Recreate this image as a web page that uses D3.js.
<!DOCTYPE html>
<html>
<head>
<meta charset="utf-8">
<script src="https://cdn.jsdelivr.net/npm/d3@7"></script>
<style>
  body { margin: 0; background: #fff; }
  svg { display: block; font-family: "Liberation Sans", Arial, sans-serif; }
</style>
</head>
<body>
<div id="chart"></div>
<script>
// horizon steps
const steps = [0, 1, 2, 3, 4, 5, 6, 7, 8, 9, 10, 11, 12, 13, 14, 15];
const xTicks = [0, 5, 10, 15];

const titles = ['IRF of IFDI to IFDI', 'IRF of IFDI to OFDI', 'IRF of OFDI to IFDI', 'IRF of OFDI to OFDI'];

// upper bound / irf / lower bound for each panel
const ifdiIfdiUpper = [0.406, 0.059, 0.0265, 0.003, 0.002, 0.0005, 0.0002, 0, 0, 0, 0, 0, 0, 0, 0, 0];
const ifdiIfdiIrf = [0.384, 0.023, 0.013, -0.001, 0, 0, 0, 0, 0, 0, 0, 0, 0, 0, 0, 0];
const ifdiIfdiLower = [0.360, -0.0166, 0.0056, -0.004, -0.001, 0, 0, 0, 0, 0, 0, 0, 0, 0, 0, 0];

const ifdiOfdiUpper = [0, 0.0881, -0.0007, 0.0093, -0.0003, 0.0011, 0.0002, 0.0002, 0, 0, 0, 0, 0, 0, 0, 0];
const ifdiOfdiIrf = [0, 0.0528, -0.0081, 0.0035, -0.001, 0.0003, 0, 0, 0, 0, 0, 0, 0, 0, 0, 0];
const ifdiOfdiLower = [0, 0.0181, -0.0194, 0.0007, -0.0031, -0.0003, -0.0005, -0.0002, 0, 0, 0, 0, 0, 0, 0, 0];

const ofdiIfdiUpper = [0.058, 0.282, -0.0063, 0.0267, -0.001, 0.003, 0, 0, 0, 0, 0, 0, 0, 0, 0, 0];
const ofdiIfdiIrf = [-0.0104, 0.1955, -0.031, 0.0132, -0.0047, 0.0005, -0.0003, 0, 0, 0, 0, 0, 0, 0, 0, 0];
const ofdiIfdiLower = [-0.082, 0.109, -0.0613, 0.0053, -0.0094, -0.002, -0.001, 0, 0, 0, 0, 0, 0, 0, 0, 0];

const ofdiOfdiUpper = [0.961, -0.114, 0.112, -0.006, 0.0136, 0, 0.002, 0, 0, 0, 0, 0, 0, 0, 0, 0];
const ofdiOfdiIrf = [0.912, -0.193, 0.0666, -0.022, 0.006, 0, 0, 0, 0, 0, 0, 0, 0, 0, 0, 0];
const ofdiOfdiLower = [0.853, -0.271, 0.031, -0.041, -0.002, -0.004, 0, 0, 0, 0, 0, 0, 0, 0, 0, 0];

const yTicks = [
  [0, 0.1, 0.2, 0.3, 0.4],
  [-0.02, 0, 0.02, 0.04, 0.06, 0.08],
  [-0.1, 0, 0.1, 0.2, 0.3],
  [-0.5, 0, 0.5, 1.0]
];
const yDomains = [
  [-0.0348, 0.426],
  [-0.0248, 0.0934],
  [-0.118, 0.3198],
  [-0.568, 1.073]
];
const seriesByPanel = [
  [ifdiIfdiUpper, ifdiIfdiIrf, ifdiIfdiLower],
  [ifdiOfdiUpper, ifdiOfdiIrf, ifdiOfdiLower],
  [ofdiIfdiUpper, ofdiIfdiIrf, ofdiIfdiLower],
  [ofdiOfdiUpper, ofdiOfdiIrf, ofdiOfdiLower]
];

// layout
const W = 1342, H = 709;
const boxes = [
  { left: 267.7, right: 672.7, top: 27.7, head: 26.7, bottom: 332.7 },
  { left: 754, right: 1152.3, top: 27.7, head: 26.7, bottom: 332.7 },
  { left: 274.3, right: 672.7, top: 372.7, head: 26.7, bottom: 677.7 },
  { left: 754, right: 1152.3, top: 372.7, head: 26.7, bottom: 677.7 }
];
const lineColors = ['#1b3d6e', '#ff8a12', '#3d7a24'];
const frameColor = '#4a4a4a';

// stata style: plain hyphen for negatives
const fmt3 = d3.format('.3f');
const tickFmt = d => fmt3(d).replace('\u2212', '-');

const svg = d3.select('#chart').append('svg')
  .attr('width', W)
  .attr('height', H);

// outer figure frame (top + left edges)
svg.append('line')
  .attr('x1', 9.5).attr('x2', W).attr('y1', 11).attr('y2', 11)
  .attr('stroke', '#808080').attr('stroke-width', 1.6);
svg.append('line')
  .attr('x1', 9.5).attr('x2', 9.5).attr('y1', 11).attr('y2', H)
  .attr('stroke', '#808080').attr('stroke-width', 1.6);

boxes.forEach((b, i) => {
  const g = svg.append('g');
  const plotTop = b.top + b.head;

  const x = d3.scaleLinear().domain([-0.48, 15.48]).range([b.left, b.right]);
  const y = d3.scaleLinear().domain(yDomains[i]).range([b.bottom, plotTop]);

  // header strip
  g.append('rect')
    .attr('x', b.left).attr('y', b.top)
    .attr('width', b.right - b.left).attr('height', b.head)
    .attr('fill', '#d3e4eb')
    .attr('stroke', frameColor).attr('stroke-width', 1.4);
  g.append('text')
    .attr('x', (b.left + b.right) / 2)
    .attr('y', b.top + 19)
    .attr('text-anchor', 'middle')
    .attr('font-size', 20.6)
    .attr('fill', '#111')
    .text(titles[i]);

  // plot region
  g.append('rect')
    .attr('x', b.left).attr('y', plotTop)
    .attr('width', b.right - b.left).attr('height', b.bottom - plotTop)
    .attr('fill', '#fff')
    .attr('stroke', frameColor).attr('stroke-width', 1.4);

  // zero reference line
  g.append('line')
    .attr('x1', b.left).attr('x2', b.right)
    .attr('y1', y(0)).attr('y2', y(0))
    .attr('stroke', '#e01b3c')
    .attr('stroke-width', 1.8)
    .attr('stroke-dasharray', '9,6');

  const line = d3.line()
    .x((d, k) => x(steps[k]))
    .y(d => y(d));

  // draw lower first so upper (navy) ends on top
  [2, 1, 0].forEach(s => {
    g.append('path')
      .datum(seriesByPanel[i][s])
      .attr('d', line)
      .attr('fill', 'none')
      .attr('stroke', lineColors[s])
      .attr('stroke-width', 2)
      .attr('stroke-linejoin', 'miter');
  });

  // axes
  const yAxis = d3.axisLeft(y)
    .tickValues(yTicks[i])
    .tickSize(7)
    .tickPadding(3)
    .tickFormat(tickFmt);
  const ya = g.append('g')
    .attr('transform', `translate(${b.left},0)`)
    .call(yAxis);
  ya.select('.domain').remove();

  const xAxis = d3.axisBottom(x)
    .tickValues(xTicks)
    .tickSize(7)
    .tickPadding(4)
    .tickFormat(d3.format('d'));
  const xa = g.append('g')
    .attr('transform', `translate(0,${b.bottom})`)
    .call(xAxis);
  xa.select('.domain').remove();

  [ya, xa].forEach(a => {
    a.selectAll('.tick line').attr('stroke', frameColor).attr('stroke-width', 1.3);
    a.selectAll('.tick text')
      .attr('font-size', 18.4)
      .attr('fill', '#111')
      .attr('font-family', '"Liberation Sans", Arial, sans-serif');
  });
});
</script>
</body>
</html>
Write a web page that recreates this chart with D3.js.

# # # #

Identify and copy all lines with the word "chart".

**Expected output:**
<div id="chart"></div>
const svg = d3.select('#chart').append('svg')
Write a web page that recreates this chart with D3.js.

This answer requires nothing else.